14 Dezembro 2022
“Eu quero uma Igreja evangelizadora tanto quanto os críticos do Papa Francisco, mas sua ideia de que é errado escutar e acompanhar pessoas para quem os ensinamentos da Igreja apresentam obstáculos, não certezas, é bizarra. A evangelização deles é para convertidos, mais provavelmente os filhos dos convertidos e conservadores”, escreve o jornalista estadunidense Michael Sean Winters, em artigo publicado por National Catholic Reporter, 12-12-2022. A tradução é de Wagner Fernandes de Azevedo.

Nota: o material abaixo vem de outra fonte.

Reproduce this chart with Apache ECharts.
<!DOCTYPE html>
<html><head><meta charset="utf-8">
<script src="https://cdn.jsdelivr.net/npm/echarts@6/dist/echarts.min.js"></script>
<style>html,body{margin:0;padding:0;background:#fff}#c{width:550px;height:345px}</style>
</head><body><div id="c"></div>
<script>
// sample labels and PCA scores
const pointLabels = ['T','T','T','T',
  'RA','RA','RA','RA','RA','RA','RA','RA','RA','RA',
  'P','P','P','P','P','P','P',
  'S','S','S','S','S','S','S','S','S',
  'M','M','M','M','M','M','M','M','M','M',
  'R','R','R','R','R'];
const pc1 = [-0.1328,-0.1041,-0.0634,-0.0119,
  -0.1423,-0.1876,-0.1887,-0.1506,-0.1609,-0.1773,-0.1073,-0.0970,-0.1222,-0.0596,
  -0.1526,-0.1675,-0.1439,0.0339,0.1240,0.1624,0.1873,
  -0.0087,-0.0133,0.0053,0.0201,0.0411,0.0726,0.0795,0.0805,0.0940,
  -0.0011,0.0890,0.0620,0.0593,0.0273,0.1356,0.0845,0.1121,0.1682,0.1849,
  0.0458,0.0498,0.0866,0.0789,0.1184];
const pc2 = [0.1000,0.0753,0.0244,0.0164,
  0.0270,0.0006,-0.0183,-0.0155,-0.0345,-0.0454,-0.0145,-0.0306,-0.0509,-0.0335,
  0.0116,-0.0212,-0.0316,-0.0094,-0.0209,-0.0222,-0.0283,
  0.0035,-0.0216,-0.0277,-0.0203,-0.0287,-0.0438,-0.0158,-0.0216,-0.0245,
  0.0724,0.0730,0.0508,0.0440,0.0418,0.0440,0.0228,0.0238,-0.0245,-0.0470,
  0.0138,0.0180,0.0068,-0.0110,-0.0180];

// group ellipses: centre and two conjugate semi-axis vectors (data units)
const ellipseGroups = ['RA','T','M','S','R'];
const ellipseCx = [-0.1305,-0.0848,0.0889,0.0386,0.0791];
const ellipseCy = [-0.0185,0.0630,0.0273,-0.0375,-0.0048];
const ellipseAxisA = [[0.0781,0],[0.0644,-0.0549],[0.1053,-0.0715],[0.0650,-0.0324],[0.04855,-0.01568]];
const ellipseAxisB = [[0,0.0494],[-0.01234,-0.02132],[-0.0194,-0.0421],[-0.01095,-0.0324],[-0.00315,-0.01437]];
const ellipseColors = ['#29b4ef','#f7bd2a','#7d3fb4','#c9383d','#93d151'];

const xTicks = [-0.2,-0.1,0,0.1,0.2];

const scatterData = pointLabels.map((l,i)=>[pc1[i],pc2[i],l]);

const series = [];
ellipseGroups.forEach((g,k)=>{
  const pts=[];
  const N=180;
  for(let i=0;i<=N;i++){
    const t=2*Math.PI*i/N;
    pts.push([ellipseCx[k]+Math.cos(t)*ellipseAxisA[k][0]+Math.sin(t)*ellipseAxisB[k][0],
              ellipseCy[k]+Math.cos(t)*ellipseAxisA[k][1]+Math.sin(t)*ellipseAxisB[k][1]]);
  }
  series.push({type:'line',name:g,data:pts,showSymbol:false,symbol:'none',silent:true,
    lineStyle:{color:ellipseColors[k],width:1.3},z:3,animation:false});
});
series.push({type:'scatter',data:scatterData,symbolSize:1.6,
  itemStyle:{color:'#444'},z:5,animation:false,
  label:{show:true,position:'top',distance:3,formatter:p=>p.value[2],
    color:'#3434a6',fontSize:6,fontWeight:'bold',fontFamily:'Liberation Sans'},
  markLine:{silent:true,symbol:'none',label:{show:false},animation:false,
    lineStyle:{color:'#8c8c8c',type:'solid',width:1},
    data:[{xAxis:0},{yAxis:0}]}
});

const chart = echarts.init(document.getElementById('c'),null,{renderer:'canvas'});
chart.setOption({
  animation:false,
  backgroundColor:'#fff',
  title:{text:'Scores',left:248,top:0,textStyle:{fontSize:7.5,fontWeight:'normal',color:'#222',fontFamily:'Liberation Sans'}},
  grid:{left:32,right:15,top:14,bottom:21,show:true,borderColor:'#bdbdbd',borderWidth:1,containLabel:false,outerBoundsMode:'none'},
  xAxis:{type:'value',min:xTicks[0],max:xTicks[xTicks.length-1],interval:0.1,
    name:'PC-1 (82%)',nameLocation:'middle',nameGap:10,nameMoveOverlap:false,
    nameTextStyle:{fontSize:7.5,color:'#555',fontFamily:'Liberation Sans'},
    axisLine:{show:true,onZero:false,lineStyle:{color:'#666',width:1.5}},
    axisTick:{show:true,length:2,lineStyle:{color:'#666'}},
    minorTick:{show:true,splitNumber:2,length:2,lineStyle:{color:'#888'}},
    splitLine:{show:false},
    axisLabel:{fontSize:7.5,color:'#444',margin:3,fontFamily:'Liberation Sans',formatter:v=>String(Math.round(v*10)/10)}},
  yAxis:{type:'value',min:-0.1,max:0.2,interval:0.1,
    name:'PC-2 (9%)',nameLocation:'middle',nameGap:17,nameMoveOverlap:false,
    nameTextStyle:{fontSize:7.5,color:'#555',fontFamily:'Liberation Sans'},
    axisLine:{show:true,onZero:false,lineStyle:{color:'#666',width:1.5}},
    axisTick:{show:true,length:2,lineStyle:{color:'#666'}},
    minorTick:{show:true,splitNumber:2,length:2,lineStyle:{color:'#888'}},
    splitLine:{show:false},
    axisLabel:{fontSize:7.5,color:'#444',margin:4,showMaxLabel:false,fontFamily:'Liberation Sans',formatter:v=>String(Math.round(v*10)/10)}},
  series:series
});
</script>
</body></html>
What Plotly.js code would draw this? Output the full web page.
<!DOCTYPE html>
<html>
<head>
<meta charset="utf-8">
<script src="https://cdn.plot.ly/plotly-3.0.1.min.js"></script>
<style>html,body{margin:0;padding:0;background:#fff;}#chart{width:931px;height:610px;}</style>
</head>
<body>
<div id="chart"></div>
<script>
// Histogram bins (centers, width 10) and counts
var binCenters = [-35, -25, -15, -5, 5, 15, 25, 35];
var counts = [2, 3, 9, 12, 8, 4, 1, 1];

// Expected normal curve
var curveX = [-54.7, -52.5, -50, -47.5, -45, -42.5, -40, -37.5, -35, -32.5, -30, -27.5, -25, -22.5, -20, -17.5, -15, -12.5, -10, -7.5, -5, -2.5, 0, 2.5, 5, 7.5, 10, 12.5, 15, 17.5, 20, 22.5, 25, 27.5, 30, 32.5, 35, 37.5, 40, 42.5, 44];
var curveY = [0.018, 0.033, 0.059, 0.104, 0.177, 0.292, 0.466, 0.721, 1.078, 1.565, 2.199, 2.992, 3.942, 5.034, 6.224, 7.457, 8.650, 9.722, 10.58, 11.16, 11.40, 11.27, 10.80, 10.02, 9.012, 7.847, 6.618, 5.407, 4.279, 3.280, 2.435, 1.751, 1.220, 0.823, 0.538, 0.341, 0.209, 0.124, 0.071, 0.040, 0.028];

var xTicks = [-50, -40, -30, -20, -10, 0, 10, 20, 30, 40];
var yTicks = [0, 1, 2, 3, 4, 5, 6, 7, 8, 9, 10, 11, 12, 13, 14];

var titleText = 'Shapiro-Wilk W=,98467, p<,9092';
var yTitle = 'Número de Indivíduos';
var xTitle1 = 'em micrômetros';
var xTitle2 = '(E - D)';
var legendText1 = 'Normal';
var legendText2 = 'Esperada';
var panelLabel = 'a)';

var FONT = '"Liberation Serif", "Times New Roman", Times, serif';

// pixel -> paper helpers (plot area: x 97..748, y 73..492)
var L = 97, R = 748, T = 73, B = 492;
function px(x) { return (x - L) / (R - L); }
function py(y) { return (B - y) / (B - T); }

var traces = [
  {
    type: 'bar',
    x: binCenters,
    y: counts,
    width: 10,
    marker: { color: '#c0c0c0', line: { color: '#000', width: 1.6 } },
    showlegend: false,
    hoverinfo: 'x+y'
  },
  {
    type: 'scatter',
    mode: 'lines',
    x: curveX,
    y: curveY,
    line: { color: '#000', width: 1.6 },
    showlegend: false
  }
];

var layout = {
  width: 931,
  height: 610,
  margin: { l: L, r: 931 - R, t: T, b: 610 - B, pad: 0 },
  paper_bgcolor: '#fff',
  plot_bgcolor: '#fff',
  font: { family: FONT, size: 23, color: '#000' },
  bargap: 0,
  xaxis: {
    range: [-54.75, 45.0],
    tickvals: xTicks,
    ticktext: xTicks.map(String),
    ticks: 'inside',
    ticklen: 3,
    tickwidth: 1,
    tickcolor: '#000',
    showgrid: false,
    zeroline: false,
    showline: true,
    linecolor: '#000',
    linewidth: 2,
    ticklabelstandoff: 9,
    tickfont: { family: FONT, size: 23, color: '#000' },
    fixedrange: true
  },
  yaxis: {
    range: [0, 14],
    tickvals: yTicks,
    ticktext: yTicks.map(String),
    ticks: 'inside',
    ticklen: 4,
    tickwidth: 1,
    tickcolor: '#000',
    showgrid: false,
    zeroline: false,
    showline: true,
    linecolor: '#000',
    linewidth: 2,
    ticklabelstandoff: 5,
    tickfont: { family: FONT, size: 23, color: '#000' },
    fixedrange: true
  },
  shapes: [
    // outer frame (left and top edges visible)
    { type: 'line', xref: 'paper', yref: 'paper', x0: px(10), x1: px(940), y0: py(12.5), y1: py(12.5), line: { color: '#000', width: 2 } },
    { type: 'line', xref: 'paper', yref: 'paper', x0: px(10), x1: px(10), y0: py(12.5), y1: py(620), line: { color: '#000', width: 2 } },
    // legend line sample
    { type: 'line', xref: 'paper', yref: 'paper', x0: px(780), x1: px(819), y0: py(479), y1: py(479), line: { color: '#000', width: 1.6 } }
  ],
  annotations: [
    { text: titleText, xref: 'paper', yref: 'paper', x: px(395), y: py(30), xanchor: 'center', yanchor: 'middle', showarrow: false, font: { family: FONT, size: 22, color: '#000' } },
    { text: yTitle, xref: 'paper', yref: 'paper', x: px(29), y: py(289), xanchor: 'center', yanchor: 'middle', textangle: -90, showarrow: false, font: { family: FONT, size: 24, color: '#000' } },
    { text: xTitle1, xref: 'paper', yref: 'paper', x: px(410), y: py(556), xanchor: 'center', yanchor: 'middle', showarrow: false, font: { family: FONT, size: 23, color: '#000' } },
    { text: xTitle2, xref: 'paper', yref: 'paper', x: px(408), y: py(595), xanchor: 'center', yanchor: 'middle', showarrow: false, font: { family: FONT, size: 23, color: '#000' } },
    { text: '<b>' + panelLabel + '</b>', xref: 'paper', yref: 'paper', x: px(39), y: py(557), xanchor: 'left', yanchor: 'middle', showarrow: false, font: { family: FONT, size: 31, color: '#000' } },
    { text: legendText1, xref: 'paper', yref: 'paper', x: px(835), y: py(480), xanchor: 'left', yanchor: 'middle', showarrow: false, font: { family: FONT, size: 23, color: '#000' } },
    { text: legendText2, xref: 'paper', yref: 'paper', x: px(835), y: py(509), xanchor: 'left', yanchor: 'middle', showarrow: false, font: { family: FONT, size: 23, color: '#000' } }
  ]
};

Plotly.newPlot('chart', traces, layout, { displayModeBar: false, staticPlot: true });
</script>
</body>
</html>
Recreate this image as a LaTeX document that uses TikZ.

Os críticos do Papa Francisco estão de volta, não apenas deturpando o que ele diz, mas atiçando as chamas do alarme quando nenhum alarme é justificado, presumindo o pior sobre o processo sinodal e cruzando a linha entre crítica e difamação.
Gerald Murray, padre da Arquidiocese de Nova York e participante frequente do programa “The World Over with Raymond Arroyo” da EWTN, tem uma coluna semi-histérica publicada na revista Catholic Thing. Ele começa criticando o discurso do Santo Padre à Comissão Teológica Internacional, no qual o papa recomenda uma saudável dependência da tradição com o tradicionalismo. O papa alertou contra o “atraso”, que ele caracterizou, citando o teólogo Jaroslav Pelikan, “a fé morta dos vivos”.
Murray não liga para a caracterização de Pelikan. “Uma fé que permanece firme em defender o que sempre foi ensinado desde o início é uma fé retrógrada?”, questiona na sua coluna. “É um retrocesso responder a inovações errôneas que negam o ensinamento católico com a simples declaração: ‘O que você nega, a Igreja sempre acreditou’?”.
A hipocrisia aqui é que Murray falha em reconhecer que o papa diferenciou entre teologia e catequese, e insistiu que a teologia ultrapassa os limites do entendimento enquanto um catequista nunca deve apresentar material “com novas doutrinas que não são seguras”. Os catequistas devem apresentar apenas ensinamentos doutrinários que sejam “sólidos”, disse o papa. Se Murray conseguisse, a Igreja Católica ainda proibiria juros sobre empréstimos como uma violação da injunção moral contra a usura e ainda negaria o valor da liberdade religiosa, duas áreas do ensino moral que mudaram com o tempo.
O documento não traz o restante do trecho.